Seattle quartet Shoplifting met with immediate acceptance upon forming in 2003. Emerging from the debris of the Chromatics (three-fourths of that band went on to form Shoplifting), the new group quickly defined themselves with a more socially polemic initiative and messy performance approach. In their early shows, Shoplifting experimented with various performance-art effects and audience-involving tactics, but it sometimes felt as though the spectacle outweighed the musical content. All of those tangential investigations have yielded great refinement, however, as on their new debut album, Body Stories, and in recent performance they finally meet the high expectations many have had for them.

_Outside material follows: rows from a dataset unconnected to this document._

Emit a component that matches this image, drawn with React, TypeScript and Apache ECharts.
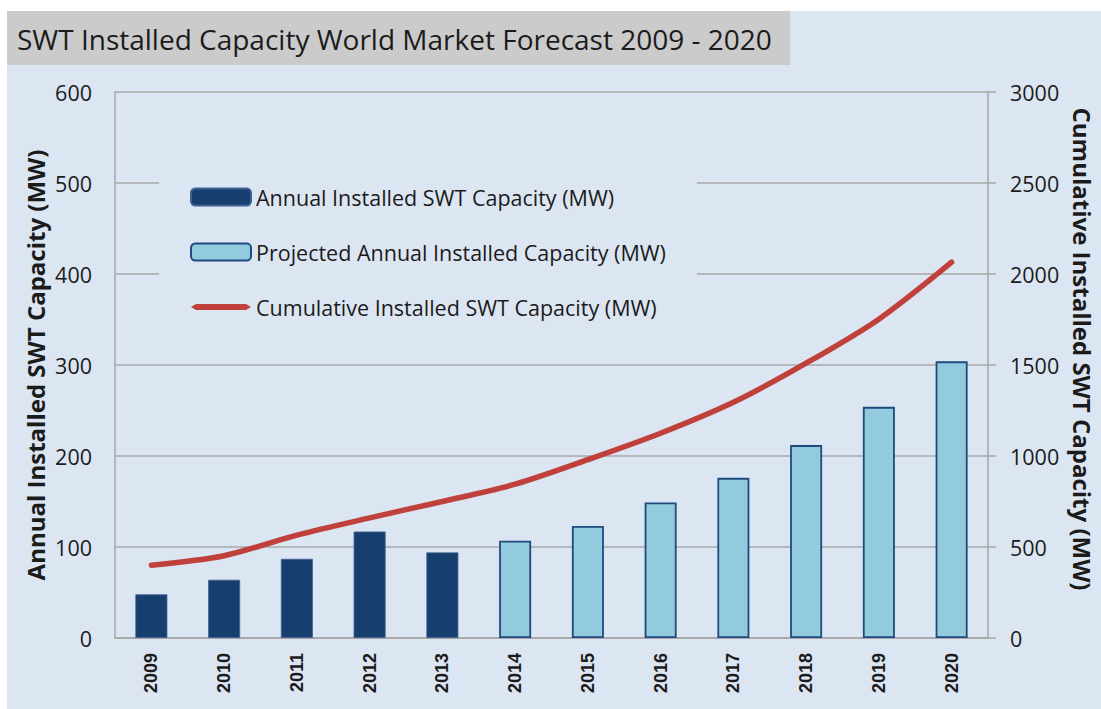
import React, { useEffect, useRef } from "react";
import * as echarts from "echarts";

const years = ["2009", "2010", "2011", "2012", "2013", "2014", "2015", "2016", "2017", "2018", "2019", "2020"];
const annualInstalled = [48, 64, 87, 117, 94, null, null, null, null, null, null, null];
const projectedAnnual = [null, null, null, null, null, 107, 123, 149, 176, 212, 254, 304];
const cumulative = [400, 452, 565, 660, 750, 845, 980, 1125, 1295, 1510, 1752, 2065];
const leftTicks = { min: 0, max: 600, interval: 100 };
const rightTicks = { min: 0, max: 3000, interval: 500 };

const titleText = "SWT Installed Capacity World Market Forecast 2009 - 2020";
const nameAnnual = "Annual Installed SWT Capacity (MW)";
const nameProjected = "Projected Annual Installed Capacity (MW)";
const nameCumulative = "Cumulative Installed SWT Capacity (MW)";
const leftAxisName = "Annual Installed SWT Capacity (MW)";
const rightAxisName = "Cumulative Installed SWT Capacity (MW)";

const FONT = "'Open Sans', Lato, sans-serif";
const TXT = "#1b1b1b";
const GRIDC = "#a9a9a9";
const RED = "#c0403c";

export default function App() {
  const ref = useRef<HTMLDivElement>(null);
  useEffect(() => {
    if (!ref.current) return;
    const chart = echarts.init(ref.current, null, { renderer: "svg" });
    chart.setOption({
      animation: false,
      backgroundColor: "#ffffff",
      textStyle: { fontFamily: FONT },
      graphic: [
        { type: "rect", z: -10, shape: { x: 7, y: 11, width: 1094, height: 698 }, style: { fill: "#dce6f2" }, silent: true },
        { type: "rect", z: -9, shape: { x: 7, y: 11, width: 783, height: 54 }, style: { fill: "#cbcbcb" }, silent: true },
        {
          type: "text", x: 17, y: 39,
          style: { text: titleText, fill: TXT, font: `28px ${FONT}`, align: "left", verticalAlign: "middle" },
        },
        {
          type: "text", x: 35, y: 365, rotation: Math.PI / 2,
          style: { text: leftAxisName, fill: TXT, font: `bold 24px ${FONT}`, align: "center", verticalAlign: "middle" },
        },
        {
          type: "text", x: 1082, y: 349, rotation: -Math.PI / 2,
          style: { text: rightAxisName, fill: TXT, font: `bold 24px ${FONT}`, align: "center", verticalAlign: "middle" },
        },
      ],
      grid: { left: 115, right: 113, top: 92, bottom: 71, containLabel: false },
      legend: {
        left: 159,
        top: 166,
        orient: "vertical",
        padding: [20, 31, 20, 31],
        backgroundColor: "#dce6f2",
        itemWidth: 60,
        itemHeight: 17,
        itemGap: 33,
        textStyle: { fontFamily: FONT, fontSize: 21.5, color: TXT },
        data: [
          nameAnnual,
          nameProjected,
          { name: nameCumulative, icon: "path://M0,3 L5,0 L55,0 L60,3 L55,6 L5,6 Z" },
        ],
        z: 5,
      },
      xAxis: {
        type: "category",
        data: years,
        boundaryGap: true,
        axisLine: { show: true, lineStyle: { color: GRIDC, width: 2 } },
        axisTick: { show: false },
        axisLabel: { rotate: 90, margin: 15, fontFamily: "'Liberation Sans', Arial, sans-serif", fontWeight: "bold", fontSize: 18, color: TXT },
        splitLine: { show: false },
      },
      yAxis: [
        {
          type: "value",
          ...leftTicks,
          position: "left",
          axisLine: { show: true, lineStyle: { color: GRIDC, width: 1.5 } },
          axisTick: { show: false },
          axisLabel: { margin: 23, fontSize: 21.5, color: TXT, fontFamily: FONT },
          splitLine: { show: true, lineStyle: { color: GRIDC, width: 1.5 } },
        },
        {
          type: "value",
          ...rightTicks,
          position: "right",
          axisLine: { show: true, lineStyle: { color: GRIDC, width: 1.5 } },
          axisTick: { show: true, inside: false, length: 8, lineStyle: { color: GRIDC, width: 1.5 } },
          axisLabel: { margin: 22, fontSize: 21.5, color: TXT, fontFamily: FONT, formatter: (v: number) => String(v) },
          splitLine: { show: false },
        },
      ],
      series: [
        {
          name: nameAnnual,
          type: "bar",
          data: annualInstalled,
          barWidth: 32,
          barGap: "-100%",
          itemStyle: { color: "#163f6f", borderColor: "#3f6391", borderWidth: 0.8 },
          z: 2,
        },
        {
          name: nameProjected,
          type: "bar",
          data: projectedAnnual,
          barWidth: 32,
          barGap: "-100%",
          itemStyle: { color: "#92cbdd", borderColor: "#1f4a7e", borderWidth: 1.8 },
          z: 2,
        },
        {
          name: nameCumulative,
          type: "line",
          yAxisIndex: 1,
          data: cumulative,
          smooth: 0.3,
          symbol: "none",
          lineStyle: { color: RED, width: 5.5, cap: "round" },
          itemStyle: { color: RED },
          z: 3,
        },
      ],
    });
    return () => chart.dispose();
  }, []);
  return <div ref={ref} style={{ position: "fixed", left: 0, top: 0, width: 1101, height: 709 }} />;
}
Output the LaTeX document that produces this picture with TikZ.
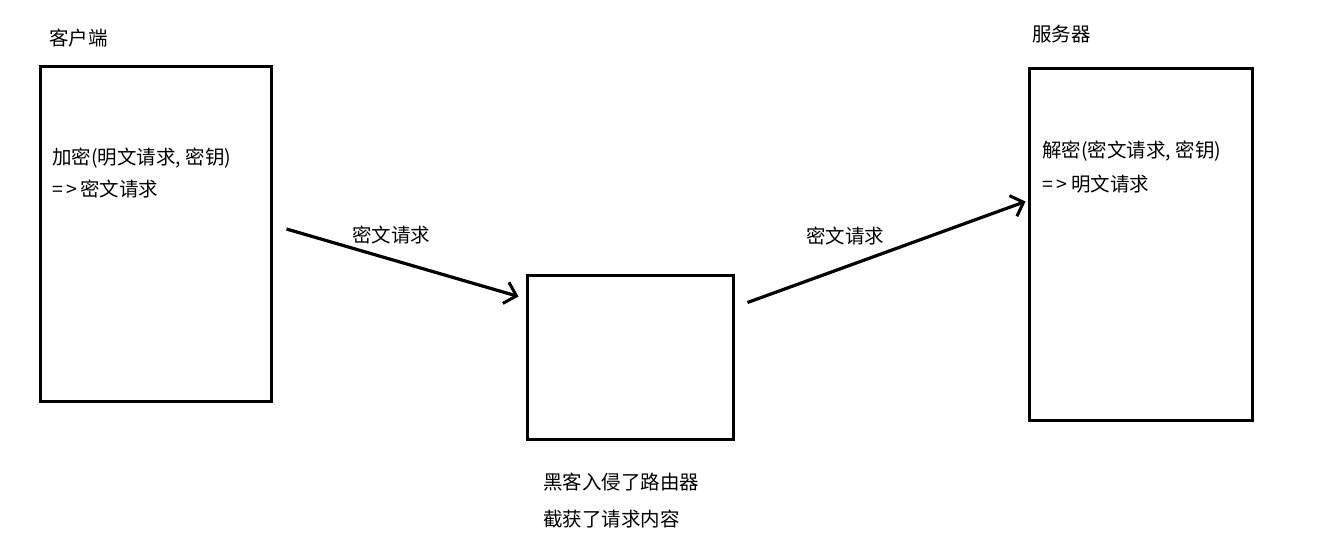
\documentclass[tikz,border=0pt]{standalone}
\usepackage{fontspec}
\setmainfont{Noto Sans CJK SC}
\usetikzlibrary{arrows.meta}
\tikzset{
  box/.style={draw=black, line width=3pt, inner sep=0pt, fill=none},
  txt/.style={inner sep=0pt, anchor=west, font=\fontsize{19.5pt}{22pt}\selectfont, text=black},
  conn/.style={line width=3.2pt, -{Straight Barb[length=11pt,width=22pt,line width=3pt]}}
}
\begin{document}
\begin{tikzpicture}[x=1pt,y=-1pt]
\useasboundingbox (0,0) rectangle (1323,536);
\fill[white] (0,0) rectangle (1323,536);
% boxes
\node[box, minimum width=231pt, minimum height=335pt] (client) at (155.5,233.5) {};
\node[box, minimum width=206pt, minimum height=164pt] (router) at (630,357) {};
\node[box, minimum width=223pt, minimum height=352pt] (server) at (1140.5,244) {};
% titles
\node[txt] (ctitle) at (49,38) {客户端};
\node[txt] (stitle) at (1032,34) {服务器};
% inner texts
\node[txt] (c1) at (52,158) {加密(明文请求, 密钥)};
\node[txt] (c2) at (52,189) {=\,>\,密文请求};
\node[txt] (s1) at (1042,151) {解密(密文请求, 密钥)};
\node[txt] (s2) at (1042,184) {=\,> 明文请求};
\node[txt] (r1) at (543,482) {黑客入侵了路由器};
\node[txt] (r2) at (543,519) {截获了请求内容};
% connector end points
\coordinate (a1s) at ([xshift=14pt,yshift=4.5pt]client.east);
\coordinate (a1e) at ([xshift=-7pt,yshift=-23pt]router.north west);
\coordinate (a2s) at ([xshift=13pt,yshift=-29pt]router.north east);
\coordinate (a2e) at ([xshift=-2pt,yshift=-135pt]server.north west);
\draw[conn] (a1s) -- (a1e);
\draw[conn] (a2s) -- (a2e);
% labels
\node[txt] (l1) at (352,235) {密文请求};
\node[txt] (l2) at (806,236) {密文请求};
\end{tikzpicture}
\end{document}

While initial releases found Shoplifting sounding frequently tinny, Body Stories vastly improves the group's visceral punk-rock expressions. Though the album occasionally indulges in small arrangement flourishes—variously multitracked guitars, gently blurting keyboards, etc.—it economically illustrates the current lineup's essential power. The helixed voices of singers Chris Pugmire and Hannah Blilie are often multitracked into weird hive-mind recitations, but sometimes left to a single, exposed tract. Pugmire tends toward a scrabbling yowl, while Blilie ventures into disquieting monotonal cooing, which lends even greater creepiness to fluid-crusted yarns like album closer "Claude Glass." Additionally, Blilie and guitarist Devin Welch's years of musical correspondence lend the band an intuitive and easy groove, even in the spikiest, most off-kilter songs. The foundations are so well hewn that new bassist Melissa Lock is freed to invest the songs with dark, abdominal countermelodies. The affect is of tightly knit pieces with just enough breathing room to allow for continual microscopic explosions.

Of punk bands' responsibility to deal with political content, Pugmire says, "[M]usic that makes your body feel good is just as important as music that's thought-provoking. Music should hold infinite abilities and possibilities."